**** DATASET EXTRACT
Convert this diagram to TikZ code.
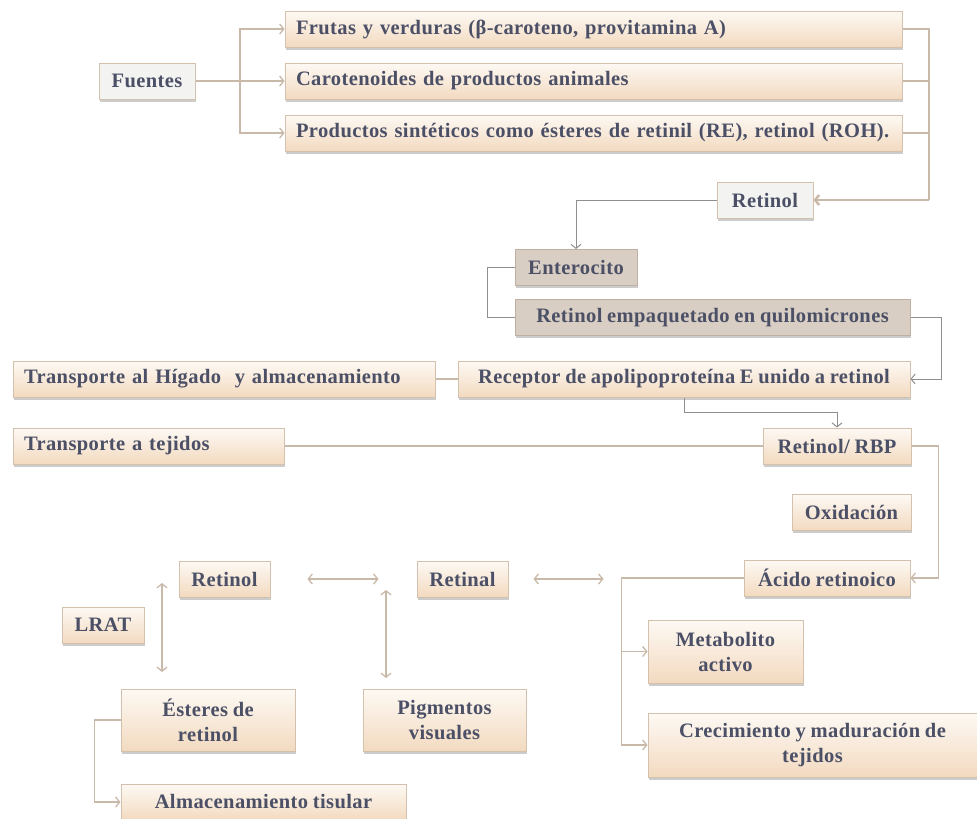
\documentclass[tikz,border=0pt]{standalone}
\usepackage{fontspec}
\setmainfont{Liberation Serif}[LetterSpace=2,WordSpace=0.85]
\usetikzlibrary{arrows.meta,shadows,calc}
\definecolor{boxline}{HTML}{D3C1AE}
\definecolor{boxtop}{HTML}{FDF9F4}
\definecolor{boxbot}{HTML}{F3DAC0}
\definecolor{greyfill}{HTML}{F3F3F2}
\definecolor{taupe}{HTML}{D9CEC3}
\definecolor{taupeline}{HTML}{BFB0A2}
\definecolor{txt}{HTML}{4B5066}
\definecolor{tanline}{HTML}{C9B9A8}
\definecolor{greyline}{HTML}{8F8F8F}

\begin{document}
\begin{tikzpicture}[x=1pt,y=-1pt,
    box/.style={draw=boxline,line width=1pt,top color=boxtop,bottom color=boxbot,
      drop shadow={shadow xshift=1pt,shadow yshift=-2.5pt,opacity=.4},
      text=txt,font=\fontsize{20.5}{25}\selectfont\bfseries,
      inner xsep=8pt,inner ysep=0pt,minimum height=36pt,align=center},
    lbox/.style={box,align=left,inner xsep=11pt},
    greybox/.style={box,top color=greyfill,bottom color=greyfill},
    taupebox/.style={box,draw=taupeline,top color=taupe,bottom color=taupe},
    tan/.style={draw=tanline,line width=1.3pt},
    grey/.style={draw=greyline,line width=1pt},
    arr/.style={-{Straight Barb[length=4pt,width=10pt]}},
    dbl/.style={tan,{Straight Barb[length=4pt,width=10pt]}-{Straight Barb[length=4pt,width=10pt]}}]
\useasboundingbox (0,0) rectangle (977,819);

\node[greybox,minimum width=96pt] (fuentes) at (147,81) {Fuentes};
\node[lbox,text width=595pt] (frutas) at (593.5,29) {Frutas y verduras (β-caroteno, provitamina A)};
\node[lbox,text width=595pt] (carot) at (593.5,81) {Carotenoides de productos animales};
\node[lbox,text width=595pt] (sinte) at (593.5,133) {Productos sintéticos como ésteres de retinil (RE), retinol (ROH).};
\node[greybox,minimum width=96pt] (retA) at (765,200) {Retinol};
\node[taupebox,minimum width=122pt] (entero) at (576,267.5) {Enterocito};
\node[taupebox,minimum width=395pt] (quilo) at (712.5,317.5) {Retinol empaquetado en quilomicrones};
\node[box,minimum width=452pt] (recep) at (684,379) {Receptor de apolipoproteína E unido a retinol};
\node[lbox,text width=400pt] (higado) at (224,379) {Transporte al Hígado \ y almacenamiento};
\node[lbox,text width=249pt] (tejidos) at (148.5,446) {Transporte a tejidos};
\node[box,minimum width=148pt] (rbp) at (837,446) {Retinol/ RBP};
\node[box,minimum width=119pt] (oxid) at (851.5,512.5) {Oxidación};
\node[box,minimum width=166pt] (acido) at (827,578) {Ácido retinoico};
\node[box,minimum width=155pt,minimum height=63pt] (metab) at (725.5,651.5) {Metabolito\\activo};
\node[box,minimum width=329pt,minimum height=64pt] (crec) at (812.5,745) {Crecimiento y maduración de\\tejidos};
\node[box,minimum width=91pt] (retB) at (224.5,579) {Retinol};
\node[box,minimum width=91pt] (retinal) at (462.5,579) {Retinal};
\node[box,minimum width=82pt] (lrat) at (103,625) {LRAT};
\node[box,minimum width=174pt,minimum height=62pt] (ester) at (208,720) {Ésteres de\\retinol};
\node[box,minimum width=163pt,minimum height=62pt] (pigm) at (444.5,720) {Pigmentos\\visuales};
\node[box,minimum width=285pt] (almac) at (263.5,802) {Almacenamiento tisular};

\coordinate (fork) at (240,81);
\coordinate (join) at (929,200);
\draw[tan,line width=2pt] (fuentes.east) -- (fork);
\draw[tan,arr] (fork) |- (frutas.west);
\draw[tan,arr] (fork) -- (carot.west);
\draw[tan,arr] (fork) |- (sinte.west);
\draw[tan] (frutas.east) -| (join);
\draw[tan] (carot.east) -| (join);
\draw[tan] (sinte.east) -| (join);
\draw[tan,line width=2.5pt,arr] (join) -- (retA.east);
\draw[grey,arr] (retA.west) -| (entero.north);
\draw[grey] (entero.west) -- ++(-27,0) |- (quilo.west);
\draw[grey,arr] (quilo.east) -- ++(31,0) |- (recep.east);
\draw[tan] (higado.east) -- (recep.west);
\draw[grey,arr] (recep.south) -- ++(0,15) -| (rbp.north);
\draw[tan] (tejidos.east) -- (rbp.west);
\draw[tan,arr] (rbp.east) -- ++(27,0) |- (acido.east);
\coordinate (rail) at ($(acido.west)+(-122,0)$);
\draw[tan,arr] (acido.west) -- (rail) |- (crec.west);
\draw[tan,arr] (rail |- metab.west) -- (metab.west);
\draw[tan,arr] (ester.west) -- ++(-26,0) |- (almac.west);

\draw[dbl,shorten <=37pt,shorten >=38pt] (retB.east) -- (retinal.west);
\draw[dbl,shorten <=25pt,shorten >=140pt] (retinal.east) -- (retinal.east -| acido.west);
\coordinate (lrtop) at (162,583);
\coordinate (lrbot) at (162,672);
\coordinate (pgtop) at (386,590);
\coordinate (pgbot) at (386,678);
\draw[dbl] (lrtop) -- (lrbot);
\draw[dbl] (pgtop) -- (pgbot);
\end{tikzpicture}
\end{document}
********
** EXERCISE GOAL **
The data should be printed again unchanged; leave its pictures out.

** TASK RESULT **
Convert this diagram to TikZ code.
\documentclass[tikz,border=0pt]{standalone}
\usepackage{fontspec}
\setmainfont{Liberation Serif}[LetterSpace=2,WordSpace=0.85]
\usetikzlibrary{arrows.meta,shadows,calc}
\definecolor{boxline}{HTML}{D3C1AE}
\definecolor{boxtop}{HTML}{FDF9F4}
\definecolor{boxbot}{HTML}{F3DAC0}
\definecolor{greyfill}{HTML}{F3F3F2}
\definecolor{taupe}{HTML}{D9CEC3}
\definecolor{taupeline}{HTML}{BFB0A2}
\definecolor{txt}{HTML}{4B5066}
\definecolor{tanline}{HTML}{C9B9A8}
\definecolor{greyline}{HTML}{8F8F8F}

\begin{document}
\begin{tikzpicture}[x=1pt,y=-1pt,
    box/.style={draw=boxline,line width=1pt,top color=boxtop,bottom color=boxbot,
      drop shadow={shadow xshift=1pt,shadow yshift=-2.5pt,opacity=.4},
      text=txt,font=\fontsize{20.5}{25}\selectfont\bfseries,
      inner xsep=8pt,inner ysep=0pt,minimum height=36pt,align=center},
    lbox/.style={box,align=left,inner xsep=11pt},
    greybox/.style={box,top color=greyfill,bottom color=greyfill},
    taupebox/.style={box,draw=taupeline,top color=taupe,bottom color=taupe},
    tan/.style={draw=tanline,line width=1.3pt},
    grey/.style={draw=greyline,line width=1pt},
    arr/.style={-{Straight Barb[length=4pt,width=10pt]}},
    dbl/.style={tan,{Straight Barb[length=4pt,width=10pt]}-{Straight Barb[length=4pt,width=10pt]}}]
\useasboundingbox (0,0) rectangle (977,819);

\node[greybox,minimum width=96pt] (fuentes) at (147,81) {Fuentes};
\node[lbox,text width=595pt] (frutas) at (593.5,29) {Frutas y verduras (β-caroteno, provitamina A)};
\node[lbox,text width=595pt] (carot) at (593.5,81) {Carotenoides de productos animales};
\node[lbox,text width=595pt] (sinte) at (593.5,133) {Productos sintéticos como ésteres de retinil (RE), retinol (ROH).};
\node[greybox,minimum width=96pt] (retA) at (765,200) {Retinol};
\node[taupebox,minimum width=122pt] (entero) at (576,267.5) {Enterocito};
\node[taupebox,minimum width=395pt] (quilo) at (712.5,317.5) {Retinol empaquetado en quilomicrones};
\node[box,minimum width=452pt] (recep) at (684,379) {Receptor de apolipoproteína E unido a retinol};
\node[lbox,text width=400pt] (higado) at (224,379) {Transporte al Hígado \ y almacenamiento};
\node[lbox,text width=249pt] (tejidos) at (148.5,446) {Transporte a tejidos};
\node[box,minimum width=148pt] (rbp) at (837,446) {Retinol/ RBP};
\node[box,minimum width=119pt] (oxid) at (851.5,512.5) {Oxidación};
\node[box,minimum width=166pt] (acido) at (827,578) {Ácido retinoico};
\node[box,minimum width=155pt,minimum height=63pt] (metab) at (725.5,651.5) {Metabolito\\activo};
\node[box,minimum width=329pt,minimum height=64pt] (crec) at (812.5,745) {Crecimiento y maduración de\\tejidos};
\node[box,minimum width=91pt] (retB) at (224.5,579) {Retinol};
\node[box,minimum width=91pt] (retinal) at (462.5,579) {Retinal};
\node[box,minimum width=82pt] (lrat) at (103,625) {LRAT};
\node[box,minimum width=174pt,minimum height=62pt] (ester) at (208,720) {Ésteres de\\retinol};
\node[box,minimum width=163pt,minimum height=62pt] (pigm) at (444.5,720) {Pigmentos\\visuales};
\node[box,minimum width=285pt] (almac) at (263.5,802) {Almacenamiento tisular};

\coordinate (fork) at (240,81);
\coordinate (join) at (929,200);
\draw[tan,line width=2pt] (fuentes.east) -- (fork);
\draw[tan,arr] (fork) |- (frutas.west);
\draw[tan,arr] (fork) -- (carot.west);
\draw[tan,arr] (fork) |- (sinte.west);
\draw[tan] (frutas.east) -| (join);
\draw[tan] (carot.east) -| (join);
\draw[tan] (sinte.east) -| (join);
\draw[tan,line width=2.5pt,arr] (join) -- (retA.east);
\draw[grey,arr] (retA.west) -| (entero.north);
\draw[grey] (entero.west) -- ++(-27,0) |- (quilo.west);
\draw[grey,arr] (quilo.east) -- ++(31,0) |- (recep.east);
\draw[tan] (higado.east) -- (recep.west);
\draw[grey,arr] (recep.south) -- ++(0,15) -| (rbp.north);
\draw[tan] (tejidos.east) -- (rbp.west);
\draw[tan,arr] (rbp.east) -- ++(27,0) |- (acido.east);
\coordinate (rail) at ($(acido.west)+(-122,0)$);
\draw[tan,arr] (acido.west) -- (rail) |- (crec.west);
\draw[tan,arr] (rail |- metab.west) -- (metab.west);
\draw[tan,arr] (ester.west) -- ++(-26,0) |- (almac.west);

\draw[dbl,shorten <=37pt,shorten >=38pt] (retB.east) -- (retinal.west);
\draw[dbl,shorten <=25pt,shorten >=140pt] (retinal.east) -- (retinal.east -| acido.west);
\coordinate (lrtop) at (162,583);
\coordinate (lrbot) at (162,672);
\coordinate (pgtop) at (386,590);
\coordinate (pgbot) at (386,678);
\draw[dbl] (lrtop) -- (lrbot);
\draw[dbl] (pgtop) -- (pgbot);
\end{tikzpicture}
\end{document}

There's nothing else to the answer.